DU CALVINISME ET DES PARLEMENTS.


Les grandes révolutions, les grandes secousses morales, religieuses ou politiques, laissent toujours quelque chose après elles. Le calvinisme naquit en France : sa patrie assez vigoureuse pour vomir le poison, en demeura néanmoins notablement affectée. On vit alors ce qu’on verra éternellement dans toutes les révolutions : elles finissent, mais l’esprit qui les enfanta leur survit. C’est ce qui se vérifia surtout en France, dans les difficultés qu’on y éleva contre l’admission pure et simple du concile de Trente. En vain tous les archevêques et évêques de France en corps « reconnaissent et déclarent, dans l’assemblée de 1615, qu’ils sont obligés par leurs devoir et conscience de recevoir, comme de fait ils ont reçu, ledit concile[1]. » En vain ce corps illustre dit au roi : « Sire, le clergé de France, vu qu’il y va de l’honneur de Dieu, et de celui de cette monarchie très-chrétienne qui depuis tant d’années, avec un si grand étonnement des autres nations catholiques, porte cette marque de désunion sur le front, supplie Votre Majesté qu’il lui plaise, embrassant cette gloire de sa couronne, ordonner que le concile général et œcuménique de Trente soit accepté, etc. » En vain le grand cardinal de Richelieu, portant la parole au nom des états généraux de cette même année 1615, disait au roi : « Toutes sortes de considérations convient Votre Majesté à recevoir et faire publier ce saint concile…, la bonté de la chose ; vous offrant de justifier qu’il n’y a rien dans ce concile qui ne soit très-bon : l’autorité de sa cause… le fruit que produisent ses constitutions dans tous les pays où elles sont observées[2]. »

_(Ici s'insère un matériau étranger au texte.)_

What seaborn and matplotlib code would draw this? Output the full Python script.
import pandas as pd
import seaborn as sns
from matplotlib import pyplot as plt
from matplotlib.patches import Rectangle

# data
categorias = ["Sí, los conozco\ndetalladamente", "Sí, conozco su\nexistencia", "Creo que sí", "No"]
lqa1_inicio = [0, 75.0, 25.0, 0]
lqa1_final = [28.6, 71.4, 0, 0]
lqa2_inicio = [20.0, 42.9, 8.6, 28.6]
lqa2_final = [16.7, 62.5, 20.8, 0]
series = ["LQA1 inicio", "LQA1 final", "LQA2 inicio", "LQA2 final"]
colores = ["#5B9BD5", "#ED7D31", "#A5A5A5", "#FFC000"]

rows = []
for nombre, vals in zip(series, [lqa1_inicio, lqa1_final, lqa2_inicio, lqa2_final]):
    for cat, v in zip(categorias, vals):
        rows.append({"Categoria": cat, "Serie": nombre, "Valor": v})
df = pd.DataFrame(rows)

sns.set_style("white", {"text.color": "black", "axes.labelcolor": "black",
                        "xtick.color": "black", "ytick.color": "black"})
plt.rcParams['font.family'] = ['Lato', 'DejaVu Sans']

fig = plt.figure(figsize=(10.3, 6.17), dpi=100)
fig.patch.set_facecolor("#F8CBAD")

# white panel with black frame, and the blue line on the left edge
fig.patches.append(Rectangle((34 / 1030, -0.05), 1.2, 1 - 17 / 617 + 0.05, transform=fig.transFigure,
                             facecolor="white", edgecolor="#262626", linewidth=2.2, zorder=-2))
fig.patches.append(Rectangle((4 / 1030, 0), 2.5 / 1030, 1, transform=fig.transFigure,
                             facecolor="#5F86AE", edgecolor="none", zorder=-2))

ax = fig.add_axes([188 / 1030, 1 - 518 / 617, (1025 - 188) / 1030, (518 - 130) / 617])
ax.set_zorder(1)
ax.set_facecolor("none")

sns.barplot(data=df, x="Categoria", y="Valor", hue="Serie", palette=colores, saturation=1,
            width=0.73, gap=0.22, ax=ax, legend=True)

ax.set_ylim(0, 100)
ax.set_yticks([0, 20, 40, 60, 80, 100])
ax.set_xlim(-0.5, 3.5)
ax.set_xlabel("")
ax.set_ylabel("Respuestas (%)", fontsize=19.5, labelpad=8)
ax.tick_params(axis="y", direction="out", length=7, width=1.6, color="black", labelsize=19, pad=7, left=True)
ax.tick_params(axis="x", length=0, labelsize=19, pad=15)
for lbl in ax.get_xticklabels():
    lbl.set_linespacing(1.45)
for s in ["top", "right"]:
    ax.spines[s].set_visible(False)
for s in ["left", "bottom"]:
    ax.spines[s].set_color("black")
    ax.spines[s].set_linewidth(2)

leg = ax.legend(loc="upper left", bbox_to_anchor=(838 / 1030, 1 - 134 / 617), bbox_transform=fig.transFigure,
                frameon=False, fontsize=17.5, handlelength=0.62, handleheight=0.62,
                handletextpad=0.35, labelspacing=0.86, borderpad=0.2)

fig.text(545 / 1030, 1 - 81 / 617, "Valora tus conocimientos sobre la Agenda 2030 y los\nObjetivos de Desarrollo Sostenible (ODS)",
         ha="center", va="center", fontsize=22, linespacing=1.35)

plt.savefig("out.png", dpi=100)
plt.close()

Rien ne peut vaincre l’opposition calviniste qui échauffait encore une foule d’esprits, et l’on vit arriver ce qui s’est répété si souvent en France : c’est que, dans les questions ecclésiastiques, les prélats sont obligés de céder à la puissance séculière qui appelle cette immense absurdité les libertés de l’Église.

Ce fut surtout le tiers état, c’est-à-dire le grand nombre qui s’opposa à l’admission du concile ; et cela devait être, car il y a dans le protestantisme un caractère démocratique fait pour séduire de tous côtés le second ordre.

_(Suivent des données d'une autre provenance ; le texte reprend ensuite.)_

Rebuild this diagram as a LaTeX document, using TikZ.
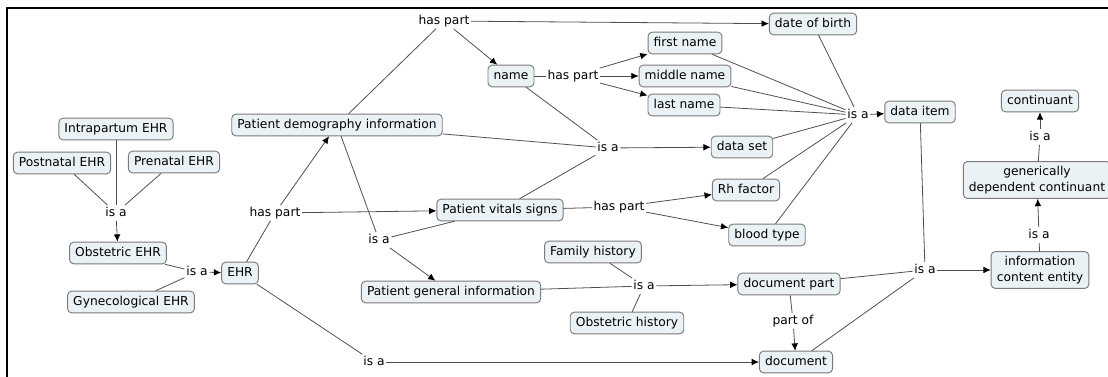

On imagina donc dans le parti de l’opposition de recevoir le concile quant au dogme (il le fallait bien), mais non quant à la discipline.

Tant pis pour l’Église gallicane, qui dès lors a porté sur le front cette marque de désunion[3].

Mais qui furent les véritables auteurs de cette singularité choquante, si authentiquement réprouvée par le clergé de France ? « Ce furent des jurisconsultes profanes ou libertins qui, tout en faisant sonner le plus haut les libertés, y ont porté de rudes atteintes en poussant les droits du roi jusqu’à l’excès ; qui inclinent aux maximes des hérétiques modernes, et en exagérant les droits du roi et ceux des juges laïques, ses officiers, ont fourni l’un des motifs qui empêchèrent la réception du concile de Trente[4]. »

L’esprit du XVIe siècle fut principalement nourri et propagé en France par les parlements, et surtout par celui de Paris, qui tirait, de la capitale où il siégeait et des hommes qu’il voyait quelquefois siéger avec lui, une certaine primatie dont il a beaucoup usé et abusé.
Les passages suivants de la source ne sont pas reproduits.